La volatilité des résultats bancaires diminue

Bien qu’il soit trop tôt pour crier victoire du point de vue des autorités de réglementation, nous pouvons d’ores et déjà tirer des conclusions très claires. Les résultats des banques restent volatils, comme l’on pouvait s’y attendre, mais beaucoup moins que lors des cycles précédents. Du point de vue des fonds propres, la cyclicité perdure, mais il apparaît clairement que certains établissements bancaires sont moins cycliques que d’autres.

Les taux de défaut ont été plus faibles que prévu

La récession actuelle n’en est qu’à ses débuts et nous nous attendons à une augmentation des pertes sur prêts d’ici la fin de l’année avec un pic attendu au plus tôt au premier semestre 2021, mais jusqu’à présent, les signes sont encourageants aussi bien pour les détenteurs d’obligations que pour les autorités de réglementation. Les banques ont pu effectuer des provisions significatives au premier semestre tout en augmentant leurs réserves de fonds propres.

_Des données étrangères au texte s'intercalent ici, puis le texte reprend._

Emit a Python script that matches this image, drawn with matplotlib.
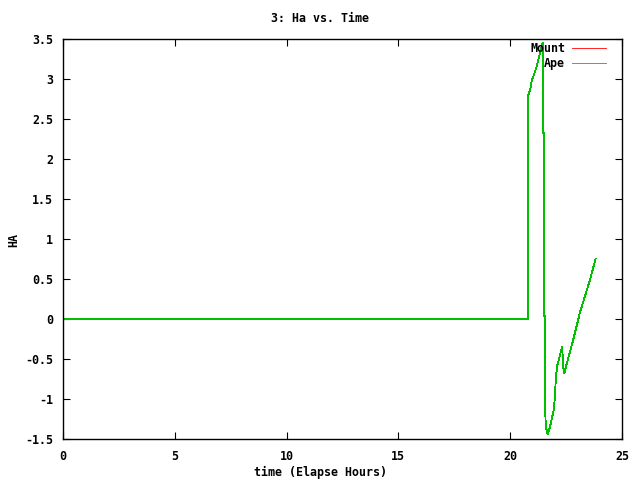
import matplotlib
matplotlib.use("Agg")
import matplotlib.pyplot as plt

# elapsed hours and hour angle
hours = [0.0, 20.78, 20.78, 20.81, 20.81, 20.89, 20.96, 21.18, 21.45, 21.48,
         21.48, 21.52, 21.52, 21.57, 21.57, 21.60, 21.67, 21.78, 21.96, 22.0,
         22.05, 22.1, 22.3, 22.33, 22.37, 22.42, 22.52, 22.82, 23.12, 23.57, 23.82]
ha_mount = [0.0, 0.0, 1.40, 1.40, 2.80, 2.86, 2.97, 3.15, 3.45, 3.45,
            2.32, 2.32, 0.04, 0.04, -1.18, -1.35, -1.44, -1.35, -1.12, -0.97,
            -0.72, -0.59, -0.37, -0.35, -0.60, -0.68, -0.57, -0.26, 0.08, 0.49, 0.75]
ha_ape = list(ha_mount)

xticks = [0, 5, 10, 15, 20, 25]
yticks = [-1.5, -1, -0.5, 0, 0.5, 1, 1.5, 2, 2.5, 3, 3.5]
ytick_labels = ["-1.5", "-1", "-0.5", "0", "0.5", "1", "1.5", "2", "2.5", "3", "3.5"]

plt.rcParams['font.family'] = ['DejaVu Sans Mono']
plt.rcParams['font.weight'] = 'bold'
plt.rcParams['font.size'] = 8.4

fig = plt.figure(figsize=(6.4, 4.8), dpi=100)
ax = fig.add_axes([0.0984, 0.0854, 0.8734, 0.8334])

ax.plot(hours, ha_mount, color='#ff0000', lw=0.6, antialiased=False, label='Mount')
ax.plot(hours, ha_ape, color='#00c000', lw=0.6, antialiased=False, label='Ape')

ax.set_xlim(0, 25)
ax.set_ylim(-1.5, 3.5)
ax.set_xticks(xticks)
ax.set_yticks(yticks)
ax.set_yticklabels(ytick_labels)
ax.tick_params(axis='y', direction='in', right=True, length=5, width=0.8, pad=7)
ax.tick_params(axis='x', direction='in', top=True, length=5, width=0.8, pad=8)
for s in ax.spines.values():
    s.set_linewidth(1.0)

fig.text(0.5, 1 - 472 / 480, 'time (Elapse Hours)', ha='center', va='center')
fig.text(14 / 640, 1 - 240 / 480, 'HA', ha='center', va='center', rotation=90)
fig.text(0.5, 1 - 19 / 480, '3: Ha vs. Time', ha='center', va='center')

leg = ax.legend(loc='upper right', frameon=False, markerfirst=False,
                handlelength=2.9, handletextpad=0.6, borderaxespad=0,
                borderpad=0, labelspacing=0.15,
                bbox_to_anchor=(1 - 16 / 559, 1 - 3 / 400))

fig.savefig('out.png', dpi=100)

Les investisseurs qui se sont débarrassés de leurs obligations bancaires
au tout début de la crise sanitaire risquent de regretter leur décision.

Les pertes réalisées devraient augmenter au troisième trimestre à mesure que les programmes de soutien publics prendront fin et que les défauts commenceront à se concrétiser. Toutefois, les taux de défaut en Europe devraient plus faibles qu’initialement prévu.

Un secteur plus sûr pour les investisseurs obligataires

Du point de vue des investisseurs obligataires, nous soutenons depuis longtemps que les banques doivent s’affirmer pendant une récession afin de changer la manière dont elles sont perçues depuis la crise financière mondiale et qui fait que leurs obligations se négocient d’une manière fortement pro-cyclique. C’est encore le cas aujourd’hui, mais les investisseurs qui se sont débarrassés de leurs obligations bancaires au tout début de la crise sanitaire risquent de regretter leur décision.

Selon nous, les critères d’octroi de crédit plus prudents et le durcissement de la surveillance réglementaire ont rendu les banques beaucoup plus sûres pour les investisseurs obligataires. Aujourd’hui, les investisseurs profitent de la baisse de la pro-cyclicité des obligations bancaires.

On nous demande souvent comment devenir plus pro-cyclique à mesure que le cycle avance. Même si nous sommes convaincus du bien-fondé de la pro-cyclicité, identifier le bon moment reste une tâche délicate. Nous pensons que l’exposition au secteur bancaire est l’une des manières les moins risquées de le faire.